Publié le 9 novembre, 2011
0N’en déplaise à M. Proglio, la sortie progressive du nucléaire créera des emplois
La fébrilité du lobby nucléaire franchit un nouveau stade. Dernier exemple en date, l’édition du 9 novembre du Parisien donne une tribune au patron d’EDF. Jamais avare d’approximations, M. Proglio avance des chiffres sans commune mesure avec la réalité et les études existantes. Il prétend ainsi qu’un million d’emplois seraient condamnés par une sortie du nucléaire. Plus c’est gros…
Rétablissons la vérité des chiffres: le nucléaire aujourd’hui en France, c’est 100 000 emplois directs et 300 000 emplois indirects, soit 400 000 emplois, chiffre cité par le patron d’EDF. Mais en plus, M. Proglio invente 500 000 délocalisations d’emplois sorties du chapeau et qui ne sont étayées par aucune démonstration ou étude sérieuse. Pour faire bonne figure il ajoute 100 000 « futurs » emplois à l’export qui ne seraient pas créés, sans doute pour atteindre le chiffre symbolique du million.
Ce que montrent les exemples étrangers de sortie du nucléaire est strictement inverse. D’une part, les emplois directs seront préservés sur une longue période dans le cadre d’une sortie progressive du nucléaire. Il y a un avenir pour les salariés du nucléaire dans une hypothèse de sortie: il faudra gérer les centrales en fin de vie, démanteler le parc, garantir la sécurité des installations et de l’héritage radioactif que la politique énergétique française passée et actuelle lègue pour des milliers d’années et notamment traiter et stocker les déchets. Or cela nécessite non seulement de préserver les emplois, mais aussi de former de nouveaux salariés.
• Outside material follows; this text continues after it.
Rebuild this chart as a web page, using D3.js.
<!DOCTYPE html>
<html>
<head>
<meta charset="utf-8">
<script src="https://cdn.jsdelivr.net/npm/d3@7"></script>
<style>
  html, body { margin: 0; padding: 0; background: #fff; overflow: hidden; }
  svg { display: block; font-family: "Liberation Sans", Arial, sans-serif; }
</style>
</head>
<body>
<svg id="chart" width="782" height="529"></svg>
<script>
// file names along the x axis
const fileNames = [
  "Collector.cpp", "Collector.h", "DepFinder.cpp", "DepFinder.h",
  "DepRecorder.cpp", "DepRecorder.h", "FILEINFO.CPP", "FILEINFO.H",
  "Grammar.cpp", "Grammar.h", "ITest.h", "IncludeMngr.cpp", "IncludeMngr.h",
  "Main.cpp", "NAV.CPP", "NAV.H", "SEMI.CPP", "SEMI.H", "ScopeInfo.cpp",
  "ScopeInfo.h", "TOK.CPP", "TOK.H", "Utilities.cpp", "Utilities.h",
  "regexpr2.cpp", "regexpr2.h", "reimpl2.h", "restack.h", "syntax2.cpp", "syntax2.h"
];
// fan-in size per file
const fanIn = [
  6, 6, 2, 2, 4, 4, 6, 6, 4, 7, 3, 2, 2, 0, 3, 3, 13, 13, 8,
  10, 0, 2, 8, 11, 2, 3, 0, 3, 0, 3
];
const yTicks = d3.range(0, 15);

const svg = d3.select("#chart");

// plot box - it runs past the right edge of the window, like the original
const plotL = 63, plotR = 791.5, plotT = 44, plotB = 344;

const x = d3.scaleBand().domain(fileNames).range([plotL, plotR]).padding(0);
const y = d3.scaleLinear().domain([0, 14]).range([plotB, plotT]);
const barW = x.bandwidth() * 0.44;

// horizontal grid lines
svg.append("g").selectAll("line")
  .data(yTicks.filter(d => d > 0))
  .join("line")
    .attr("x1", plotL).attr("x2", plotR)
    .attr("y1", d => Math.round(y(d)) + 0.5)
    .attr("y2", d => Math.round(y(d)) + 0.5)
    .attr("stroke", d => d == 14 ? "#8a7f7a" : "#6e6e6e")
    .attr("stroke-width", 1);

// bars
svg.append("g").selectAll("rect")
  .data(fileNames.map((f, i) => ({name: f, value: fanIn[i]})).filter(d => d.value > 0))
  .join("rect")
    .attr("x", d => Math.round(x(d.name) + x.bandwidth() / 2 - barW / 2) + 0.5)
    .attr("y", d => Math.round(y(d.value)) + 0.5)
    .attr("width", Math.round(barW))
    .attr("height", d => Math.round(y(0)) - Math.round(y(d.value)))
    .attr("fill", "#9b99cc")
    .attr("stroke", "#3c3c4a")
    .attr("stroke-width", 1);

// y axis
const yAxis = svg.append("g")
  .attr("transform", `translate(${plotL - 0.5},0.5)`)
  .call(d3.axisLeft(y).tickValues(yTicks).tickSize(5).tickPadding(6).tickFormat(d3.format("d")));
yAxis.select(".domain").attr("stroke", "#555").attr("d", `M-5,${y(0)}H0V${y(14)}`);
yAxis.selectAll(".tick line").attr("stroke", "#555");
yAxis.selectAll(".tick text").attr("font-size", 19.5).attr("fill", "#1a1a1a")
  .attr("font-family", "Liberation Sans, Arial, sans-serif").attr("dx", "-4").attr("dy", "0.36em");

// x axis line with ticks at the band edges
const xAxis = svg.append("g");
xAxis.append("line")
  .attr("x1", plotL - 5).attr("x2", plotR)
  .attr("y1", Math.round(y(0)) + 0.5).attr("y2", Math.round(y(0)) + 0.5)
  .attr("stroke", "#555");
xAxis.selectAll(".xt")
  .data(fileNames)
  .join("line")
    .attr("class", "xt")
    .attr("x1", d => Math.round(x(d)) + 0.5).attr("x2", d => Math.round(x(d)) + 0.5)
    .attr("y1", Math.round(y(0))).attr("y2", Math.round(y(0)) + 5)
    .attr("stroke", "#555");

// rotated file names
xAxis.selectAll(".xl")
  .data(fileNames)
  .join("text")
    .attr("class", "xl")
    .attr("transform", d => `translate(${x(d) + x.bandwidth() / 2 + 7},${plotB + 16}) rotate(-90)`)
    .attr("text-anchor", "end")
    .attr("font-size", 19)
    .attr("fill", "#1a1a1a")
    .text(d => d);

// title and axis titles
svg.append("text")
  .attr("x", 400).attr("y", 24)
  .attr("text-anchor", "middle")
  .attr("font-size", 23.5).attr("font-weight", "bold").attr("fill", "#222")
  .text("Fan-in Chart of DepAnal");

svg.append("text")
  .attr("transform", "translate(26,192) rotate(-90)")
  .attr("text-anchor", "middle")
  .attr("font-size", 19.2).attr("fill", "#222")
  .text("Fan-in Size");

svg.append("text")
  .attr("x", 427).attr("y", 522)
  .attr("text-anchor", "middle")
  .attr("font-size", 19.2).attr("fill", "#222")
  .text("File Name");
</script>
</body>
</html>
D’autre part, et l’exemple allemand le prouve largement, sortir du nucléaire c’est entrer dans une économie d’efficacité énergétique, et faire émerger enfin des modes de production d’énergieréellement respectueux de l’environnement. Et cela représente la bagatelle de 600 000 emplois à créer, dans la filière des énergies renouvelables et du bâtiment notamment. Donc en regardant la réalité en face, sortir du nucléaire, c’est créer de l’emploi en France, qui plus est non délocalisable!
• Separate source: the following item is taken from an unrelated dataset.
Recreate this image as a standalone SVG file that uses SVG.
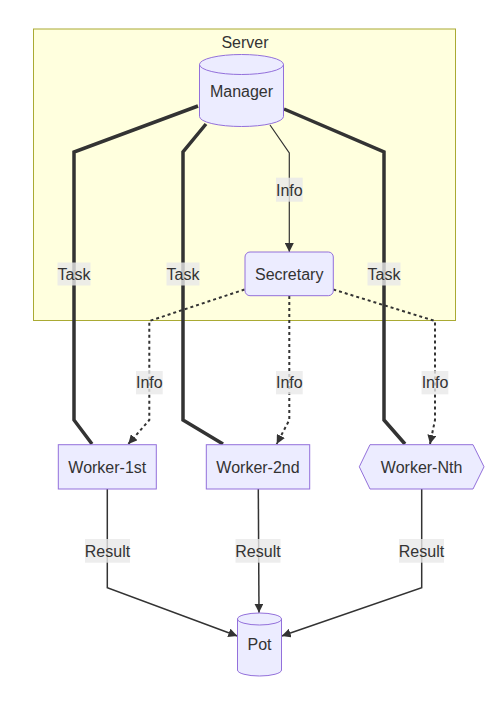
<svg xmlns="http://www.w3.org/2000/svg" width="498" height="712" viewBox="0 0 498 712">
<style>
text{font-family:"Liberation Sans",Arial,sans-serif;font-size:16px;fill:#333;text-anchor:middle}
.node{fill:#ECECFF;stroke:#9370DB;stroke-width:1}
.cluster{fill:#ffffde;stroke:#aaaa33;stroke-width:1}
.edge{fill:none;stroke:#333}
.thick{stroke-width:3.5}
.normal{stroke-width:1.5}
.thin{stroke-width:1.2}
.dot{stroke-width:2;stroke-dasharray:3 3}
.lbl{fill:#e8e8e8;opacity:0.8}
</style>
<defs>
<marker id="arr" viewBox="0 0 10 10" refX="10" refY="5" markerUnits="userSpaceOnUse" markerWidth="9" markerHeight="9" orient="auto">
<path d="M0,0 L10,5 L0,10 z" fill="#333"/>
</marker>
</defs>
<g id="Server">
<rect class="cluster" x="33.5" y="29" width="422" height="291.5"/>
<text x="245" y="48">Server</text>
</g>
<g id="connectors">
<path class="edge thick" d="M198,106 L74,152 L74,420 L92,444"/>
<path class="edge thick" d="M206,124 L183,152 L183,420 L223,444"/>
<path class="edge thin" d="M270,125 L289.3,153 L289.3,252" marker-end="url(#arr)"/>
<path class="edge thick" d="M284,109 L384,152 L384,420 L405,444"/>
<path class="edge dot" d="M244.5,289.5 L149.3,321 L149.3,420 L128.3,444" marker-end="url(#arr)"/>
<path class="edge dot" d="M289.3,296 L289.3,420 L276.7,444" marker-end="url(#arr)"/>
<path class="edge dot" d="M333.3,289.5 L435,321 L435,420 L430,444" marker-end="url(#arr)"/>
<path class="edge normal" d="M107.3,489 L107.3,587.7 L237.3,636" marker-end="url(#arr)"/>
<path class="edge normal" d="M258.3,489 L259,612.7" marker-end="url(#arr)"/>
<path class="edge normal" d="M421.7,489 L421.7,587.7 L281.7,636" marker-end="url(#arr)"/>
<g id="edge-labels">
<rect class="lbl" x="276" y="177.7" width="26.7" height="24"/>
<text x="289.3" y="195.5">Info</text>
<rect class="lbl" x="57.5" y="262.5" width="33" height="23"/>
<text x="74" y="279.5">Task</text>
<rect class="lbl" x="166.5" y="262.5" width="33" height="23"/>
<text x="183" y="279.5">Task</text>
<rect class="lbl" x="367.5" y="262.5" width="33" height="23"/>
<text x="384" y="279.5">Task</text>
<rect class="lbl" x="136" y="371" width="26.7" height="23.3"/>
<text x="149.3" y="388.3">Info</text>
<rect class="lbl" x="276" y="371" width="26.7" height="23.3"/>
<text x="289.3" y="388.3">Info</text>
<rect class="lbl" x="421.6" y="371" width="26.7" height="23.3"/>
<text x="435" y="388.3">Info</text>
<rect class="lbl" x="85" y="539" width="45" height="23.7"/>
<text x="107.5" y="556.5">Result</text>
<rect class="lbl" x="235.5" y="539" width="45" height="23.7"/>
<text x="258" y="556.5">Result</text>
<rect class="lbl" x="399" y="539" width="45" height="23.7"/>
<text x="421.5" y="556.5">Result</text>
</g>
</g>
<g id="Manager">
<path class="node" d="M199.5,64.5 a42,10 0 0 0 84,0 a42,10 0 0 0 -84,0 l0,52 a42,10 0 0 0 84,0 l0,-52"/>
<text x="241.5" y="96.5">Manager</text>
</g>
<g id="Secretary">
<rect class="node" x="245" y="252" width="88.3" height="43.7" rx="5" ry="5"/>
<text x="289.2" y="279.5">Secretary</text>
</g>
<g id="Worker-1st">
<rect class="node" x="58.3" y="444.7" width="98" height="44.3"/>
<text x="107.3" y="472.5">Worker-1st</text>
</g>
<g id="Worker-2nd">
<rect class="node" x="206.3" y="444.7" width="103.4" height="44.3"/>
<text x="258" y="472.5">Worker-2nd</text>
</g>
<g id="Worker-Nth">
<polygon class="node" points="370,444.7 473,444.7 484,466.8 473,489 370,489 359.3,466.8"/>
<text x="421.6" y="472.5">Worker-Nth</text>
</g>
<g id="Pot">
<path class="node" d="M237.5,619 a22,6 0 0 0 44,0 a22,6 0 0 0 -44,0 l0,51 a22,6 0 0 0 44,0 l0,-51"/>
<text x="259.5" y="649.5">Pot</text>
</g>
</svg>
Reconnaissons malgré tout à M. Proglio l’honnêteté d’avouer implicitement que le modèle nucléaire dépérissant un peu partout dans le monde, les hypothèses largement surévaluées de création de 100 000 emplois pour l’exportation atomique se révèlent totalement caduques. La responsabilité n’en revient pas aux seuls écologistes, mais aussi aux gouvernements et peuples du monde entier qui ont tiré les leçons de Fukushima. Il y a par contre un domaine où la France pourrait encore devenir leader mondial si elle le décidait, celui de la constitution d’une filière d’excellence dans le démantèlement.
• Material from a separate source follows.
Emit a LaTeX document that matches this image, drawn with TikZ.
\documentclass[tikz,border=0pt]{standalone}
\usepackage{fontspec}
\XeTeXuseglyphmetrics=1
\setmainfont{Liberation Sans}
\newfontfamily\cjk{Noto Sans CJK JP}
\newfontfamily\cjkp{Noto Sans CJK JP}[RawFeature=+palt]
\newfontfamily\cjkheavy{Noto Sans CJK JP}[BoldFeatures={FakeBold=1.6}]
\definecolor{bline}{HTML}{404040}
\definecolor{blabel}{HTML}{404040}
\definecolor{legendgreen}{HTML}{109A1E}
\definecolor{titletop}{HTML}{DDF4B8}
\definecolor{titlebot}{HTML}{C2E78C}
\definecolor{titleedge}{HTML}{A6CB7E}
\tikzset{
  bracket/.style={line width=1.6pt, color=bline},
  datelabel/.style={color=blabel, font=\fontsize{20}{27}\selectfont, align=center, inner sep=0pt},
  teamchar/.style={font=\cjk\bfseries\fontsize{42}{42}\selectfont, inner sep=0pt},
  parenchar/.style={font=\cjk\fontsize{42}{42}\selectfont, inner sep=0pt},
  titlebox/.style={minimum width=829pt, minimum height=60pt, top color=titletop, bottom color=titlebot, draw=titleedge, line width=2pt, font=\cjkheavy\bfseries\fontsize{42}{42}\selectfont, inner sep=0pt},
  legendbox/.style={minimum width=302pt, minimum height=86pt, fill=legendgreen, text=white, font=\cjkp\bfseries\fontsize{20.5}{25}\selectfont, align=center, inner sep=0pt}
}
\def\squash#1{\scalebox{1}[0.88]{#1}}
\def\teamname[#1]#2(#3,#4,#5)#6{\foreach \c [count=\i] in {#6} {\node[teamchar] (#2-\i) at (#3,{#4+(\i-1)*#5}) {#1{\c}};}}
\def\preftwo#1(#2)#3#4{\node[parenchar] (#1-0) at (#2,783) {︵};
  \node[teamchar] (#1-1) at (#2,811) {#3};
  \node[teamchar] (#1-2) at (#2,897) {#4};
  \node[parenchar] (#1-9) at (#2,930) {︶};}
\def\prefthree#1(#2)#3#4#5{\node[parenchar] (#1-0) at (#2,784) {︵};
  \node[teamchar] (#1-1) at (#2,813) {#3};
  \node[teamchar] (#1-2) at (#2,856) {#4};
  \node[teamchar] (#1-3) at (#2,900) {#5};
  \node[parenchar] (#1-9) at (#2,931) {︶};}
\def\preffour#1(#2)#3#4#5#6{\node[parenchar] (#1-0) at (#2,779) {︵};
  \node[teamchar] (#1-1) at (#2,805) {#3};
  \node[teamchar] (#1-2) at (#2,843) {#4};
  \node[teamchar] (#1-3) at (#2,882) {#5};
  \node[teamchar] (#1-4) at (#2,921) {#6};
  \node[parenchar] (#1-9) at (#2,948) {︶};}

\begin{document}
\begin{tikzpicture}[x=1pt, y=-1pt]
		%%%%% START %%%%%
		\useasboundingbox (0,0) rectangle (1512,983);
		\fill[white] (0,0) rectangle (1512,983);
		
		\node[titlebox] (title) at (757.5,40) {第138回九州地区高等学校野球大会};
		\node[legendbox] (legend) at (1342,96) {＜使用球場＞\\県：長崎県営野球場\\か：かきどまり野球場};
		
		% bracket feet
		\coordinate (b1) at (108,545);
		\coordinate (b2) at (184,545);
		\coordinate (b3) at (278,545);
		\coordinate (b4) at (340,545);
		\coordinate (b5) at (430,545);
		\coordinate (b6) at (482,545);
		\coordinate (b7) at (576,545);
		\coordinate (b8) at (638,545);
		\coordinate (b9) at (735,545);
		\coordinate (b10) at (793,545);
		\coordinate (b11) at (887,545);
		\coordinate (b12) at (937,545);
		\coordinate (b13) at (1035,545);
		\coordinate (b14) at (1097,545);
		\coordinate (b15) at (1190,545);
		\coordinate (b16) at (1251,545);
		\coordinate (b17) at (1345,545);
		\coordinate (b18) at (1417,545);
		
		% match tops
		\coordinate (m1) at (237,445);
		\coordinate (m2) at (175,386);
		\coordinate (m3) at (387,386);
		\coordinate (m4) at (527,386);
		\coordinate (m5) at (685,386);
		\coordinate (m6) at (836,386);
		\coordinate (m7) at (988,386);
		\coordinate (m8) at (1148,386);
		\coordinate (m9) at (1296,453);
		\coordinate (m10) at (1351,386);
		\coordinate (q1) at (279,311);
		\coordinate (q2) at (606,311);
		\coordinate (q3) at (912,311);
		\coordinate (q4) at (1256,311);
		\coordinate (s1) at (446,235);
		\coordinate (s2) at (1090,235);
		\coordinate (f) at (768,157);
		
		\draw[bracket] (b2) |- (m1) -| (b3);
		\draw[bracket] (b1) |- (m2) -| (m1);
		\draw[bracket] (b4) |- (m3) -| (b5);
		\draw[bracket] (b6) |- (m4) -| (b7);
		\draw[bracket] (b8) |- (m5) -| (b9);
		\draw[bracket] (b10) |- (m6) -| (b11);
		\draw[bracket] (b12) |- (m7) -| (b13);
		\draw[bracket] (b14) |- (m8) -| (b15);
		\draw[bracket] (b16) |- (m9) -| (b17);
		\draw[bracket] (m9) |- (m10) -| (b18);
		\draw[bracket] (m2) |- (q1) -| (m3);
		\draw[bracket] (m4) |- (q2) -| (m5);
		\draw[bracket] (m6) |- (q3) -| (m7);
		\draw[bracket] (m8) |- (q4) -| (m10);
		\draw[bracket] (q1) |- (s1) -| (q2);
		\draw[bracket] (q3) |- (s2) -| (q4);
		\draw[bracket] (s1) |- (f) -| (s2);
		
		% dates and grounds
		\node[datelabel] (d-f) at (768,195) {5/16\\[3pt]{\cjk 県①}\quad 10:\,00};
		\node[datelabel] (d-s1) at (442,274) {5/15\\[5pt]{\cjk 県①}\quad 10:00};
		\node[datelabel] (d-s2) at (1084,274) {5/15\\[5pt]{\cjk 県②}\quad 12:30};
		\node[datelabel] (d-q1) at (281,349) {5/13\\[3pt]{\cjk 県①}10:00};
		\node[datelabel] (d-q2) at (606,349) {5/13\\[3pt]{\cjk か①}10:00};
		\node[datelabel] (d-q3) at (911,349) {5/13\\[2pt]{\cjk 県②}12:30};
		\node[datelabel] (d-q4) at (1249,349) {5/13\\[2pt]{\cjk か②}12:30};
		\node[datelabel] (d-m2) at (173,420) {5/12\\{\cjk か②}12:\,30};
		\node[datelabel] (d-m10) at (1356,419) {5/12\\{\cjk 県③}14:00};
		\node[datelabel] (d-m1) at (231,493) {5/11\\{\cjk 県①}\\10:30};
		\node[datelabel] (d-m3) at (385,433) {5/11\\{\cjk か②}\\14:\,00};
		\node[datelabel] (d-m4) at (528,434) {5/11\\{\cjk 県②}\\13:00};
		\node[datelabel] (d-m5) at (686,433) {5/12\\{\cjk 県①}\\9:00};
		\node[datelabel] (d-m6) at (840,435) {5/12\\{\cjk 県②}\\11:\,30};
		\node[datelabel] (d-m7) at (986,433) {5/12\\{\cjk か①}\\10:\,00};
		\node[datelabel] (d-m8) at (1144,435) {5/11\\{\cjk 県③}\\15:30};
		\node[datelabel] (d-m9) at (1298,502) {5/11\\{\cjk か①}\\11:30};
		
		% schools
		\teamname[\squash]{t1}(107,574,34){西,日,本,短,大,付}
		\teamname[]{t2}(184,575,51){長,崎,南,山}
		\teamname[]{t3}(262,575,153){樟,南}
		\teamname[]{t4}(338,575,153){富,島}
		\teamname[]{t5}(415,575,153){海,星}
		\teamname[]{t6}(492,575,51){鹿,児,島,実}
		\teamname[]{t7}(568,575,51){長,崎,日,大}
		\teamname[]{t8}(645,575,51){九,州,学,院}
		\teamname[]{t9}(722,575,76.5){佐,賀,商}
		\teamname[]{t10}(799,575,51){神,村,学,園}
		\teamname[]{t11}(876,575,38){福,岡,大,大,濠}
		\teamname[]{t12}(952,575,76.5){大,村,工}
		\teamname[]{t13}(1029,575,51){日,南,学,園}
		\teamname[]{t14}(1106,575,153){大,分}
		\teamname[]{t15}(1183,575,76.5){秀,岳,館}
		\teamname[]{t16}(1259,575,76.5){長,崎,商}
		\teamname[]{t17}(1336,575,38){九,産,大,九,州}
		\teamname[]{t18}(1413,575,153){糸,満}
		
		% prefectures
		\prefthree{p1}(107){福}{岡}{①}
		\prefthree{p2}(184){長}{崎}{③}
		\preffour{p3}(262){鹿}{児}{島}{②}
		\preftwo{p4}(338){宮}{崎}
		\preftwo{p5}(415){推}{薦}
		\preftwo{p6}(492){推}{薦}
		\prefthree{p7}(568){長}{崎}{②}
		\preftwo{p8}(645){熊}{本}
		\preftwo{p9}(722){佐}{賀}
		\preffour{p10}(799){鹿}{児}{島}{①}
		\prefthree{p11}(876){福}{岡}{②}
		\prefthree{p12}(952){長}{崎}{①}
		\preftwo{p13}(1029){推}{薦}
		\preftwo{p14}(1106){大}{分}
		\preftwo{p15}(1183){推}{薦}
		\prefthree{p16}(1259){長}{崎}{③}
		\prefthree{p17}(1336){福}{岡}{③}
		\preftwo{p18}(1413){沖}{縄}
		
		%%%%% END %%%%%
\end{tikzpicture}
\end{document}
La seule véritable démonstration de cet interview est qu’EDF n’a pas anticipé les changements mondiaux. De nombreux pays,nos plus proches voisins comme de nombreux pays dans le monde, ont décidé de sortir du nucléaire. Ils vont en connaître les bénéfices pour leur développement industriel et la dynamique de l’emploi localement. Le train du développement énergétique soutenable pour la planète a commencé à avancer sans nous, et plutôt que de chercher à le rattraper, les nucléocrates de tout bord veulent nous faire rester à quai. Il n’est pas trop tard pour nous tourner ver l’avenir.
Denis Baupin, Maire Adjoint de Paris chargé du développement durable, de l’environnement et du plan climat
Hélène Gassin, Vice-Présidente de la Région Île de France chargée de l’environnement, de l’agriculture et de l’énergie.